Nakleh went on to say in more detail, "To sum up we believe that the fears over severe oversupply may have been overstated. And the depressed freight environment we've experienced during the past several years was more a result of lackluster demand rather than an oversupply issue, a situation we see reversing in the coming years."
Game, set, match, right? Not so fast.
Nakleh went on to say, "While the order book has been expanding recently on the back of the improved market outlook and freight environment, we believe that it still remains at manageable levels as we expect demand growth to mitigate the fact of further addition to the fleet." It sounds like he's trying to play down the sudden increase in orders, justified or not, while remaining quite confident about rates for the industry and DryShips for 2014.

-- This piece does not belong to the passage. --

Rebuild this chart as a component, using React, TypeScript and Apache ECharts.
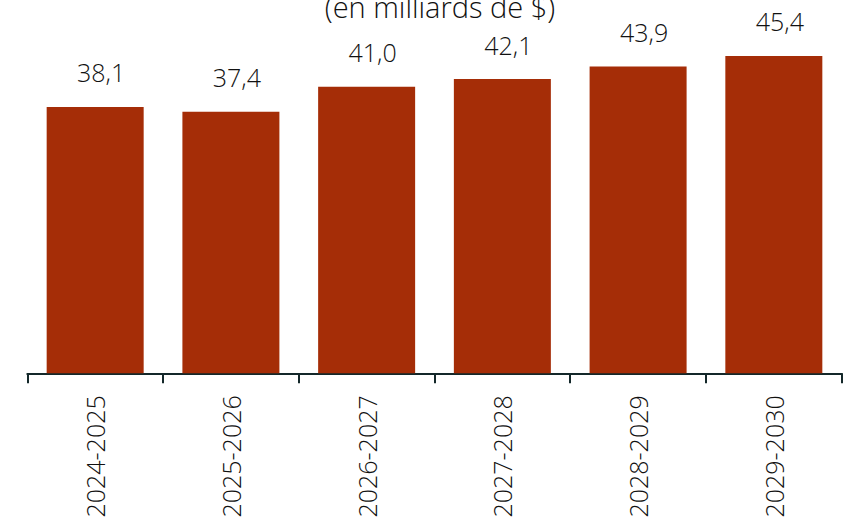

Could it simply be a situation where the expected jump in demand and expected low supply actually cause higher supply instead? What dry shipper wouldn't want to expand its fleet, if it can afford it, if it knows that rates are going to jump to highly profitable levels?
Perhaps Diana Shipping gives us a more balanced, implied warning. Diana Shipping mentioned, "If newbuilding orders do not flood the markets with vessels this will certainly be a positive factor for Capesize earnings going forward." The key word being "if" which leaves the possibility, and rightful concern, that new orders could come and flood the market, killing the whole supply-side theory.
The positive flip side
If Navios Maritime Partners is correct, an increased order book isn't as big of a concern as you might think. Navios Maritime Partners sees around 30% "non-deliveries," (which is delayed, postponed, or cancelled orders) for 2014. Probably the biggest reason many executives see supply coming down is the vast number of ships in the global supply that have aged and are overdue to be scrapped.
According to Navios, scrapping levels continue to be well below expectations, meaning that very old ships are being used beyond their expected lifespan until the last possible minute. CEO Angeliki Frangou of Navios Maritime Partners is simply amazed that there hasn't been more scrapping, but she went out on a limb and said, "Definitely you will have more scrapping in 2014 that will be the way forward."
Foolish final thoughts
The Korean Shipping Messenger put it best: "Unless demolition activity picks up significantly from the low levels seen thus far this year all estimates of a healthier market going forward could be at risk in spite of the slowing down of newbuilding deliveries." Watch like a hawk for new scrapping information as this single indicator can potentially make or break the entire dry shipping industry this year and beyond.